## Given material
● ● ● ● ●
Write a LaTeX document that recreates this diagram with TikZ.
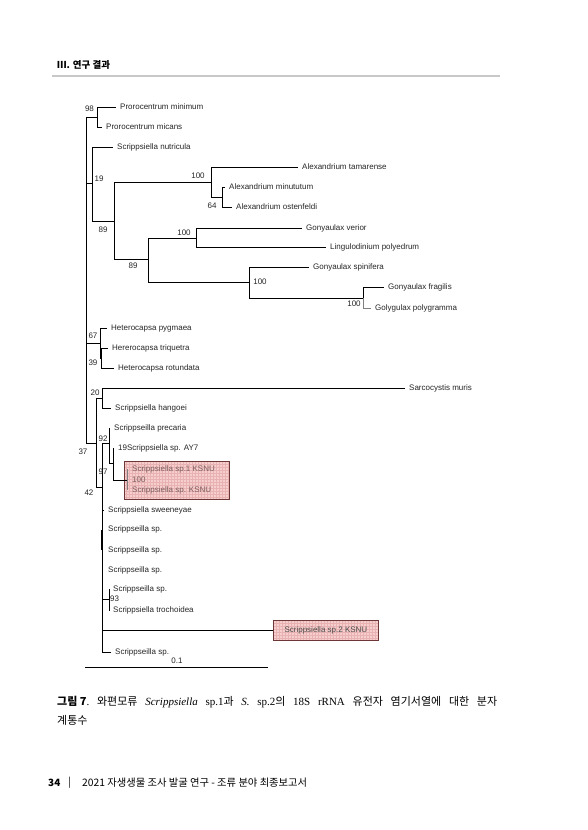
\documentclass[tikz,border=0pt]{standalone}
\usepackage{fontspec}
\setmainfont{Liberation Sans}
\newfontfamily\kr{Noto Sans CJK KR}
\newfontfamily\lserif{Liberation Serif}
\usetikzlibrary{patterns}
\definecolor{boxfill}{RGB}{246,206,206}
\definecolor{boxgrid}{RGB}{232,178,178}
\definecolor{boxline}{RGB}{110,55,55}
\definecolor{boxtext}{RGB}{125,95,95}
\definecolor{rulegray}{RGB}{200,200,200}
\newcommand{\capsp}{\hskip 3pt plus 1fil\relax}
\begin{document}
\begin{tikzpicture}[x=1pt,y=-1pt,
  br/.style={line width=0.75pt, black},
  grbr/.style={line width=0.75pt, gray},
  tip/.style={anchor=west, inner xsep=4pt, inner ysep=0pt, font=\fontsize{8}{9}\selectfont, text height=5.8pt, text depth=1.2pt, text=black!85},
  bs/.style={font=\fontsize{8}{9}\selectfont, inner sep=0pt, text=black!85},
  kbox/.style={draw=boxline, line width=0.8pt, preaction={fill=boxfill}, pattern=grid, pattern color=boxgrid},
  kr/.style={anchor=west, inner sep=0pt}
]
\fill[white] (0,0) rectangle (587,830);
\useasboundingbox (0,0) rectangle (587,830);

% header
\node[kr] (hdr) at (57,65) {\kr\bfseries\fontsize{9.5}{11}\selectfont Ⅲ. 연구 결과};
\draw[rulegray, line width=2pt] (52,75.5) -- (500,75.5);

% internal nodes
\coordinate (root) at (86.5,117);
\coordinate (n98) at (97,117);
\coordinate (n19) at (92,183);
\coordinate (n89a) at (114,221);
\coordinate (n100a) at (211,182);
\coordinate (n64) at (222,197);
\coordinate (n89b) at (148,259);
\coordinate (n100b) at (196,238);
\coordinate (n100c) at (249,282);
\coordinate (n100d) at (363,298);
\coordinate (n67) at (100,343);
\coordinate (n39) at (101,358);
\coordinate (n37) at (96,443);
\coordinate (n20) at (102,398);
\coordinate (n42) at (102,487);
\coordinate (n92) at (109,443);
\coordinate (n97) at (113,463);
\coordinate (n100e) at (127,480);
\coordinate (n93) at (109,599);
\coordinate (nsa) at (101,530);
\coordinate (nsb) at (101,550);

% boxes
\node[kbox, minimum width=105pt, minimum height=38pt, inner sep=0pt] (box1) at (176.5,480) {};
\node[kbox, anchor=west, minimum width=105pt, minimum height=20pt, inner sep=0pt, font=\fontsize{8}{9}\selectfont, text=black!70] (box2) at (273,630) {Scrippsiella sp.2 KSNU};

% tips
\node[tip] (t1) at (116,107) {Prorocentrum minimum};
\node[tip] (t2) at (102,127) {Prorocentrum micans};
\node[tip] (t3) at (113,147) {Scrippsiella nutricula};
\node[tip] (t4) at (298,167) {Alexandrium tamarense};
\node[tip] (t5) at (225,187) {Alexandrium minututum};
\node[tip] (t6) at (232,207) {Alexandrium ostenfeldi};
\node[tip] (t7) at (302,228) {Gonyaulax verior};
\node[tip] (t8) at (326,247) {Lingulodinium polyedrum};
\node[tip] (t9) at (309,267) {Gonyaulax spinifera};
\node[tip] (t10) at (384,287) {Gonyaulax fragilis};
\node[tip] (t11) at (371,308) {Golygulax polygramma};
\node[tip] (t12) at (107,328) {Heterocapsa pygmaea};
\node[tip] (t13) at (108,348) {Hererocapsa triquetra};
\node[tip] (t14) at (114,368) {Heterocapsa rotundata};
\node[tip] (t15) at (405,388) {Sarcocystis muris};
\node[tip] (t16) at (111,408) {Scrippsiella hangoei};
\node[tip] (t17) at (110,428) {Scrippseilla precaria};
\node[tip] (t18) at (114,448) {19Scrippsiella sp. AY7};
\node[tip, inner xsep=5pt, text=boxtext] (t19) at (127,469) {Scrippsiella sp.1 KSNU};
\node[bs, anchor=west, text=boxtext] (b100e) at (132,479.5) {100};
\node[tip, inner xsep=5pt, text=boxtext] (t20) at (127,490) {Scrippsiella sp. KSNU};
\node[tip] (t21) at (104,510) {Scrippsiella sweeneyae};
\node[tip] (t22) at (104,529) {Scrippseilla sp.};
\node[tip] (t23) at (104,550) {Scrippseilla sp.};
\node[tip] (t24) at (104,570) {Scrippseilla sp.};
\node[tip, inner xsep=3pt] (t25) at (110,589) {Scrippseilla sp.};
\node[tip, inner xsep=3pt] (t26) at (110,610) {Scrippsiella trochoidea};
\node[tip] (t27) at (111,652) {Scrippseilla sp.};

% branches
\draw[br] (root) |- (n98) (root) |- (n19) (root) |- (n67) (root) |- (n37);
\draw[br] (n98) |- (t1.west) (n98) |- (t2.west);
\draw[br] (n19) |- (t3.west) (n19) |- (n89a);
\draw[br] (n89a) |- (n100a) (n89a) |- (n89b);
\draw[br] (n100a) |- (t4.west) (n100a) |- (n64);
\draw[br] (n64) |- (t5.west) (n64) |- (t6.west);
\draw[br] (n89b) |- (n100b) (n89b) |- (n100c);
\draw[br] (n100b) |- (t7.west) (n100b) |- (t8.west);
\draw[br] (n100c) |- (t9.west) (n100c) |- (n100d);
\draw[br] (n100d) |- (t10.west);
\draw[grbr] (n100d) |- (t11.west);
\draw[br] (n67) |- (t12.west) (n67) |- (n39);
\draw[br] (n39) |- (t13.west) (n39) |- (t14.west);
\draw[br] (n37) |- (n20) (n37) |- (n42);
\draw[br] (n20) |- (t15.west) (n20) |- (t16.west);
\draw[br] (n42) |- (n92) (n42) |- (t21.west) (n42) |- (n93) (n42) |- (box2.west) (n42) |- (t27.west);
\draw[br] (nsa) -- (nsb);
\draw[br] (n92) |- (t17.west) (n92) |- (n97);
\draw[br] (n97) |- (t18.west) (n97) |- (n100e);
\draw[grbr] (n100e) |- (t19.west) (n100e) |- (t20.west);
\draw[br] (n93) |- (t25.west) (n93) |- (t26.west);

% bootstrap values
\node[bs] (b98) at (89.5,109) {98};
\node[bs] (b19) at (99,179) {19};
\node[bs] (b89a) at (103,230) {89};
\node[bs] (b100a) at (198,176) {100};
\node[bs] (b64) at (212,206) {64};
\node[bs] (b100b) at (184,233) {100};
\node[bs] (b89b) at (133,266) {89};
\node[bs] (b100c) at (260,282) {100};
\node[bs] (b100d) at (354,304) {100};
\node[bs] (b67) at (93,336) {67};
\node[bs] (b39) at (93,363) {39};
\node[bs] (b20) at (95,393) {20};
\node[bs] (b92) at (103,438.5) {92};
\node[bs] (b37) at (83,452) {37};
\node[bs] (b97) at (103,472) {97};
\node[bs] (b42) at (89,493) {42};
\node[bs, anchor=west] (b93) at (110,599) {93};

% scale bar
\coordinate (sb1) at (85,667);
\coordinate (sb2) at (268,667);
\draw[br] (sb1) -- (sb2);
\node[bs] (sbl) at (177,661) {0.1};

% caption
\node[kr] (cap1) at (57,702) {\fontsize{11}{13}\selectfont\hbox to 440pt{\kr\bfseries 그림 7\normalfont\lserif.\capsp\kr 와편모류\capsp\lserif\itshape Scrippsiella\upshape\capsp sp.1\kr 과\capsp\lserif\itshape S.\upshape\capsp sp.2\kr 의\capsp\lserif 18S\capsp rRNA\capsp\kr 유전자\capsp 염기서열에\capsp 대한\capsp 분자}};
\node[kr] (cap2) at (57,720) {\fontsize{11}{13}\selectfont\kr 계통수};

% footer
\node[kr] (pg) at (48,783) {\kr\bfseries\fontsize{10}{12}\selectfont 34};
\node[kr] (bar) at (68,783) {\kr\fontsize{10}{12}\selectfont |};
\node[kr] (ftr) at (82,783) {\kr\fontsize{10.3}{12}\selectfont 2021 자생생물 조사 발굴 연구 - 조류 분야 최종보고서};
\end{tikzpicture}
\end{document}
● ● ● ● ●
## Your objective
Set the lines above down again, word for word, from the first through the one containing "(nsb) at (101,550);"; pictures excluded.

## Result below
Write a LaTeX document that recreates this diagram with TikZ.
\documentclass[tikz,border=0pt]{standalone}
\usepackage{fontspec}
\setmainfont{Liberation Sans}
\newfontfamily\kr{Noto Sans CJK KR}
\newfontfamily\lserif{Liberation Serif}
\usetikzlibrary{patterns}
\definecolor{boxfill}{RGB}{246,206,206}
\definecolor{boxgrid}{RGB}{232,178,178}
\definecolor{boxline}{RGB}{110,55,55}
\definecolor{boxtext}{RGB}{125,95,95}
\definecolor{rulegray}{RGB}{200,200,200}
\newcommand{\capsp}{\hskip 3pt plus 1fil\relax}
\begin{document}
\begin{tikzpicture}[x=1pt,y=-1pt,
  br/.style={line width=0.75pt, black},
  grbr/.style={line width=0.75pt, gray},
  tip/.style={anchor=west, inner xsep=4pt, inner ysep=0pt, font=\fontsize{8}{9}\selectfont, text height=5.8pt, text depth=1.2pt, text=black!85},
  bs/.style={font=\fontsize{8}{9}\selectfont, inner sep=0pt, text=black!85},
  kbox/.style={draw=boxline, line width=0.8pt, preaction={fill=boxfill}, pattern=grid, pattern color=boxgrid},
  kr/.style={anchor=west, inner sep=0pt}
]
\fill[white] (0,0) rectangle (587,830);
\useasboundingbox (0,0) rectangle (587,830);

% header
\node[kr] (hdr) at (57,65) {\kr\bfseries\fontsize{9.5}{11}\selectfont Ⅲ. 연구 결과};
\draw[rulegray, line width=2pt] (52,75.5) -- (500,75.5);

% internal nodes
\coordinate (root) at (86.5,117);
\coordinate (n98) at (97,117);
\coordinate (n19) at (92,183);
\coordinate (n89a) at (114,221);
\coordinate (n100a) at (211,182);
\coordinate (n64) at (222,197);
\coordinate (n89b) at (148,259);
\coordinate (n100b) at (196,238);
\coordinate (n100c) at (249,282);
\coordinate (n100d) at (363,298);
\coordinate (n67) at (100,343);
\coordinate (n39) at (101,358);
\coordinate (n37) at (96,443);
\coordinate (n20) at (102,398);
\coordinate (n42) at (102,487);
\coordinate (n92) at (109,443);
\coordinate (n97) at (113,463);
\coordinate (n100e) at (127,480);
\coordinate (n93) at (109,599);
\coordinate (nsa) at (101,530);
\coordinate (nsb) at (101,550);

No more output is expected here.